(begin)
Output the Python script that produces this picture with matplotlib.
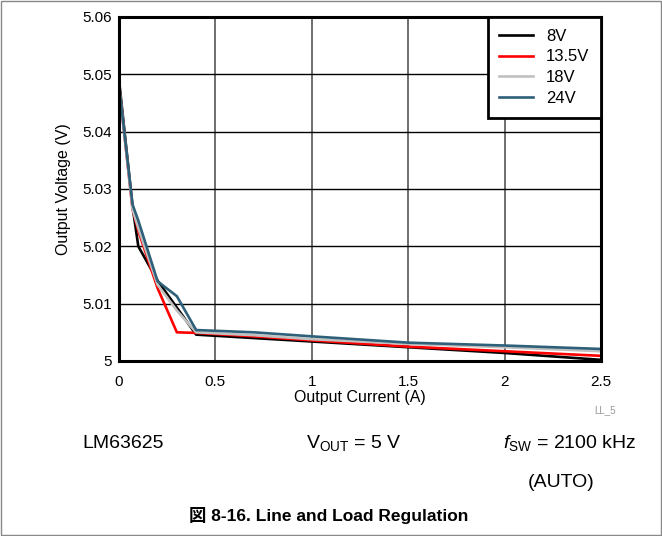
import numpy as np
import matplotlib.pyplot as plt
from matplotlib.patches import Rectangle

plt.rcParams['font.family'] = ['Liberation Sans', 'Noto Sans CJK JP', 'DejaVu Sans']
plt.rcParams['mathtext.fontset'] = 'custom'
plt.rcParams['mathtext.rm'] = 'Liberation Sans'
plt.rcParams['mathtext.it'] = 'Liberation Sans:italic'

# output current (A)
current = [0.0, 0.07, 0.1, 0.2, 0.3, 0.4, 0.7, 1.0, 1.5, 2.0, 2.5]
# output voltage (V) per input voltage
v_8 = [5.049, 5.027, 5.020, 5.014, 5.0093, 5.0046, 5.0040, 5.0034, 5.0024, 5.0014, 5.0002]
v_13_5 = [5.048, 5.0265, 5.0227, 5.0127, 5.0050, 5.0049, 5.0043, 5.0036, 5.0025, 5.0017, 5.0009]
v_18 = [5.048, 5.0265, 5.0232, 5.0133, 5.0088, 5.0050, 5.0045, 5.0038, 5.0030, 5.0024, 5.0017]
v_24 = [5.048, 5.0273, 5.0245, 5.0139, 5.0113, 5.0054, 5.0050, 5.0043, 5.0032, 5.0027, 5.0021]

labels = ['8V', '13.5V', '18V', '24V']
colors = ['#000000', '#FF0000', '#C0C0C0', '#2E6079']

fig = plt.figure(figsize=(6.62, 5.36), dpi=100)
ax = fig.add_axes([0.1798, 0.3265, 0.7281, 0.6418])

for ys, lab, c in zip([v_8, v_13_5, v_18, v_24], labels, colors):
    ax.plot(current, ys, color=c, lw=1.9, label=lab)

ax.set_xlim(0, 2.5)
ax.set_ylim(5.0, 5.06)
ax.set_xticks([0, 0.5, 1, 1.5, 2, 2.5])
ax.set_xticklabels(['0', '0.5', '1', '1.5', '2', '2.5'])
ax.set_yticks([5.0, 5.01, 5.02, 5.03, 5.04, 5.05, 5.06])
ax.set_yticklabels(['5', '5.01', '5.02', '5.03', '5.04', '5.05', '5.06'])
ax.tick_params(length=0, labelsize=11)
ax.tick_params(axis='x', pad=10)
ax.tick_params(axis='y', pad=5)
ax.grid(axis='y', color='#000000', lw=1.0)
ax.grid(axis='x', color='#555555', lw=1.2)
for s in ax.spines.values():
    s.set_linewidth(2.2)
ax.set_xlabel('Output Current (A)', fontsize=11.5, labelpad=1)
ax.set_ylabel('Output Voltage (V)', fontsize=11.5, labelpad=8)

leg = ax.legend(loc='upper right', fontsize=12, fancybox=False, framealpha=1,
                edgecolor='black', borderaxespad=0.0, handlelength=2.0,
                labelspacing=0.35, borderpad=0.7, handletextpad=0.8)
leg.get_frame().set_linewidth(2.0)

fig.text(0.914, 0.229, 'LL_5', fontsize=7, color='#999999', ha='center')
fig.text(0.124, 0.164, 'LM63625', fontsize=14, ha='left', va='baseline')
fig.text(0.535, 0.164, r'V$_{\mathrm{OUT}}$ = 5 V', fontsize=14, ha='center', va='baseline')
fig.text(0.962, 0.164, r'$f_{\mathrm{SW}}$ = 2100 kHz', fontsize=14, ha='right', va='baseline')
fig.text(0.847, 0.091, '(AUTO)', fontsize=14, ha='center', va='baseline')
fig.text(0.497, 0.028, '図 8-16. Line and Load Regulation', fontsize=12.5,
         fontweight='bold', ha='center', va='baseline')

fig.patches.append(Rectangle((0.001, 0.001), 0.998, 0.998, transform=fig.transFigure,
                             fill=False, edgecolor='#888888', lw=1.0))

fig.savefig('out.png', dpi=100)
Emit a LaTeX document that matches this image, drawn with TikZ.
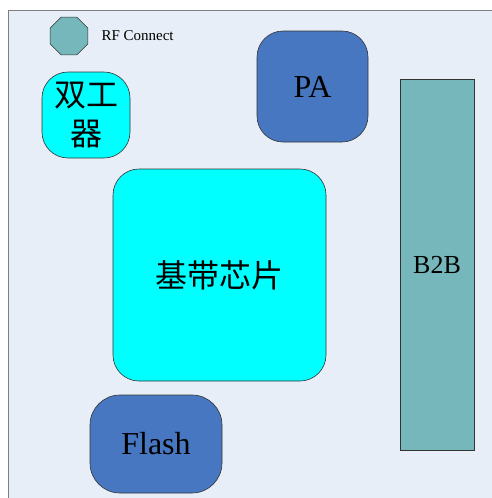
(end)
- Required task
Restate the full listing verbatim and drop every picture.

- The solution
Output the Python script that produces this picture with matplotlib.
import numpy as np
import matplotlib.pyplot as plt
from matplotlib.patches import Rectangle

plt.rcParams['font.family'] = ['Liberation Sans', 'Noto Sans CJK JP', 'DejaVu Sans']
plt.rcParams['mathtext.fontset'] = 'custom'
plt.rcParams['mathtext.rm'] = 'Liberation Sans'
plt.rcParams['mathtext.it'] = 'Liberation Sans:italic'

# output current (A)
current = [0.0, 0.07, 0.1, 0.2, 0.3, 0.4, 0.7, 1.0, 1.5, 2.0, 2.5]
# output voltage (V) per input voltage
v_8 = [5.049, 5.027, 5.020, 5.014, 5.0093, 5.0046, 5.0040, 5.0034, 5.0024, 5.0014, 5.0002]
v_13_5 = [5.048, 5.0265, 5.0227, 5.0127, 5.0050, 5.0049, 5.0043, 5.0036, 5.0025, 5.0017, 5.0009]
v_18 = [5.048, 5.0265, 5.0232, 5.0133, 5.0088, 5.0050, 5.0045, 5.0038, 5.0030, 5.0024, 5.0017]
v_24 = [5.048, 5.0273, 5.0245, 5.0139, 5.0113, 5.0054, 5.0050, 5.0043, 5.0032, 5.0027, 5.0021]

labels = ['8V', '13.5V', '18V', '24V']
colors = ['#000000', '#FF0000', '#C0C0C0', '#2E6079']

fig = plt.figure(figsize=(6.62, 5.36), dpi=100)
ax = fig.add_axes([0.1798, 0.3265, 0.7281, 0.6418])

for ys, lab, c in zip([v_8, v_13_5, v_18, v_24], labels, colors):
    ax.plot(current, ys, color=c, lw=1.9, label=lab)

ax.set_xlim(0, 2.5)
ax.set_ylim(5.0, 5.06)
ax.set_xticks([0, 0.5, 1, 1.5, 2, 2.5])
ax.set_xticklabels(['0', '0.5', '1', '1.5', '2', '2.5'])
ax.set_yticks([5.0, 5.01, 5.02, 5.03, 5.04, 5.05, 5.06])
ax.set_yticklabels(['5', '5.01', '5.02', '5.03', '5.04', '5.05', '5.06'])
ax.tick_params(length=0, labelsize=11)
ax.tick_params(axis='x', pad=10)
ax.tick_params(axis='y', pad=5)
ax.grid(axis='y', color='#000000', lw=1.0)
ax.grid(axis='x', color='#555555', lw=1.2)
for s in ax.spines.values():
    s.set_linewidth(2.2)
ax.set_xlabel('Output Current (A)', fontsize=11.5, labelpad=1)
ax.set_ylabel('Output Voltage (V)', fontsize=11.5, labelpad=8)

leg = ax.legend(loc='upper right', fontsize=12, fancybox=False, framealpha=1,
                edgecolor='black', borderaxespad=0.0, handlelength=2.0,
                labelspacing=0.35, borderpad=0.7, handletextpad=0.8)
leg.get_frame().set_linewidth(2.0)

fig.text(0.914, 0.229, 'LL_5', fontsize=7, color='#999999', ha='center')
fig.text(0.124, 0.164, 'LM63625', fontsize=14, ha='left', va='baseline')
fig.text(0.535, 0.164, r'V$_{\mathrm{OUT}}$ = 5 V', fontsize=14, ha='center', va='baseline')
fig.text(0.962, 0.164, r'$f_{\mathrm{SW}}$ = 2100 kHz', fontsize=14, ha='right', va='baseline')
fig.text(0.847, 0.091, '(AUTO)', fontsize=14, ha='center', va='baseline')
fig.text(0.497, 0.028, '図 8-16. Line and Load Regulation', fontsize=12.5,
         fontweight='bold', ha='center', va='baseline')

fig.patches.append(Rectangle((0.001, 0.001), 0.998, 0.998, transform=fig.transFigure,
                             fill=False, edgecolor='#888888', lw=1.0))

fig.savefig('out.png', dpi=100)
Emit a LaTeX document that matches this image, drawn with TikZ.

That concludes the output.